22 September 2010

Rick Lazio: Forced into Independence?

For Rick Lazio, the Conservative party nomination for governor of New York was only a means to an end. Lazio and his backers in both the Conservative and Republican organizations believed that securing the Conservative line for him would effectively force Republican primary voters to give him the Republican line if they wanted a small-c conservative to win the general election. It was a gambit that failed. Lazio and his allies underestimated the rank-and-file impatience with establishment politicians that Carl Paladino mobilized for a successful insurgent campaign. Paladino defeated Lazio for the GOP nod by a landslide, while Lazio fended off a petition challenger to retain the Conservative line, making this careerist party hack the most prominent independent candidate in the gubernatorial race.

Given this background, you can understand why Paladino's supporters and the Republican leadership, including a state chairman who had supported Lazio, are now calling on him to stand down. In all likelihood, Lazio had no intention of running exclusively on the Conservative line; his candidacy for the party line was always a sham of independence. It would nearly be no loss if he withdrew. As of today, however, he appears intent on continuing his campaign. He criticized both Paladino and Andrew Cuomo, claimed to be the only candidate with real plans for restoring the state economy, and vowed to have a voice in the campaign for the next six weeks. Reporters note that he did not absolutely rule out stepping aside, but for the time being there's nothing conciliatory in his attitude toward Paladino to anticipate an endorsement.

The Conservative party's future may depend on Lazio remaining in the race. To avoid relegation to the second tier of parties, those who must petition their way onto the ballot instead of getting an automatic line, the Conservatives must get 50,000 votes in the gubernatorial election. For whatever reason, replacing Lazio with Paladino on the Conservative line doesn't seem to be an option, though the Working Families Party is replacing a placeholder candidate with Cuomo after swallowing their pride and endorsing his platform.

Based on his performance in defeat last week, Lazio as an active Conservative candidate should be able to assure the party of retaining its guaranteed place on the next ballot. Apart from renewing the viability of a third party, Lazio's commitment to an active campaign would also preserve a real choice for those New Yorkers who consider themselves conservatives but aren't reconciled to the perceived extremism and self-evident boorishness of Paladino. Those people might finally find the Libertarian party inviting if Lazio finally withdraws, but if he hangs in he'd probably be the more appealing choice.

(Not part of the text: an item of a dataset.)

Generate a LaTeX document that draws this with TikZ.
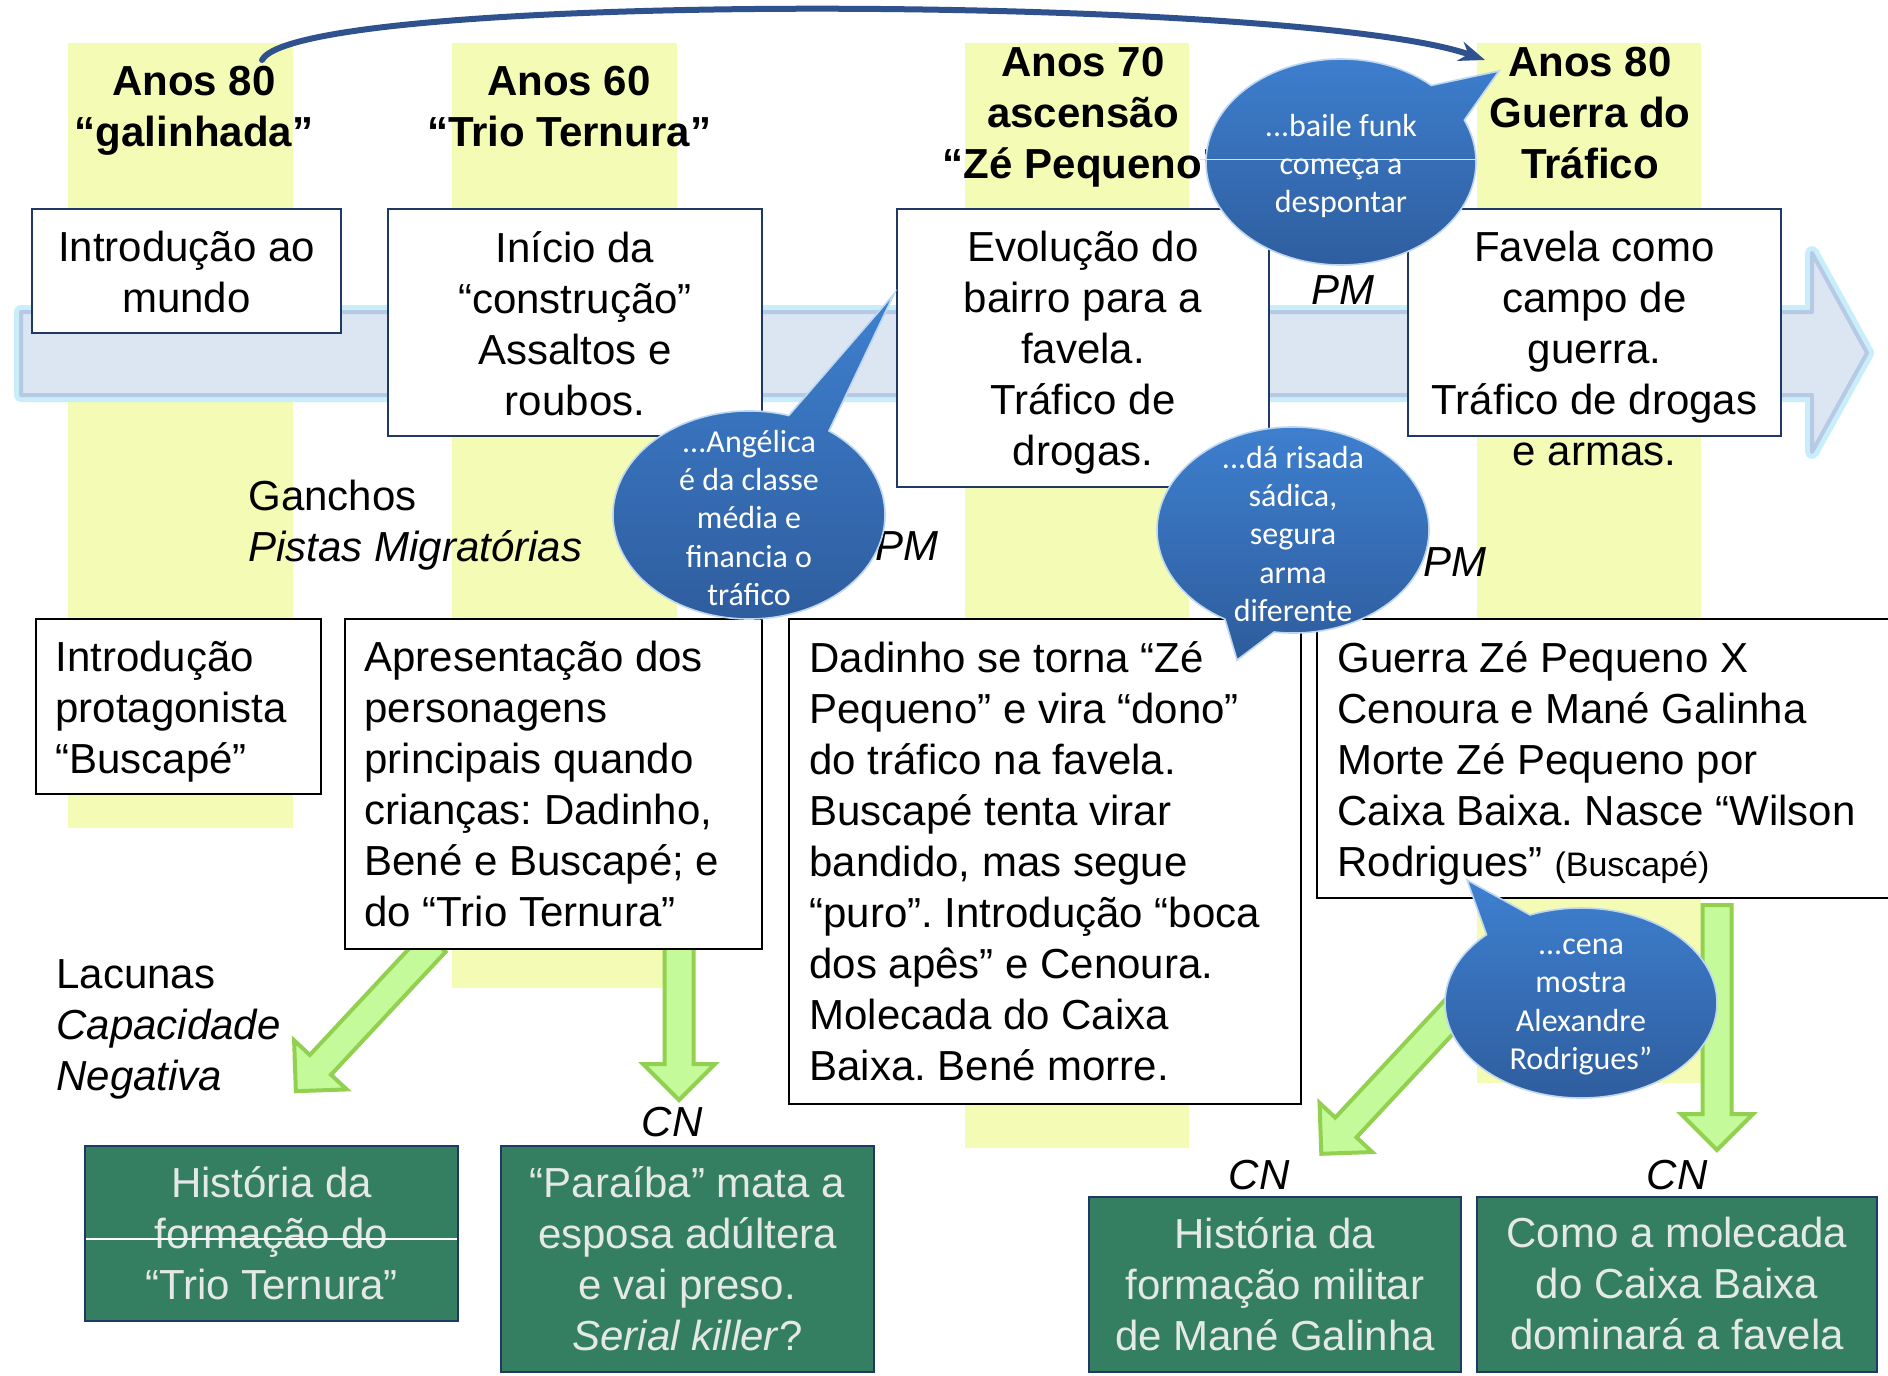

An active Lazio campaign would leave New York in the odd situation of having a Conservative candidate who is almost universally perceived to be less conservative than the Republican candidate. That may seem to defeat the purpose of the Conservative party, but some people would argue that that purpose was defeated a long time ago. Since the word "conservative" has no meaning independent of context (i.e. what does one conserve?) the possible paradox of Lazio's Conservatism shouldn't trouble us much. Maybe his supporters really believe in conserving something threatened by Paladino or the Tea Partiers who support him. Whether that something is worth conserving is debatable. Less debatable is their right to defy Paladino. If Lazio costs Paladino the election, it won't be Lazio's fault for drawing votes away from the supposedly true conservative candidate. It'll be Paladino's fault for failing to win those votes.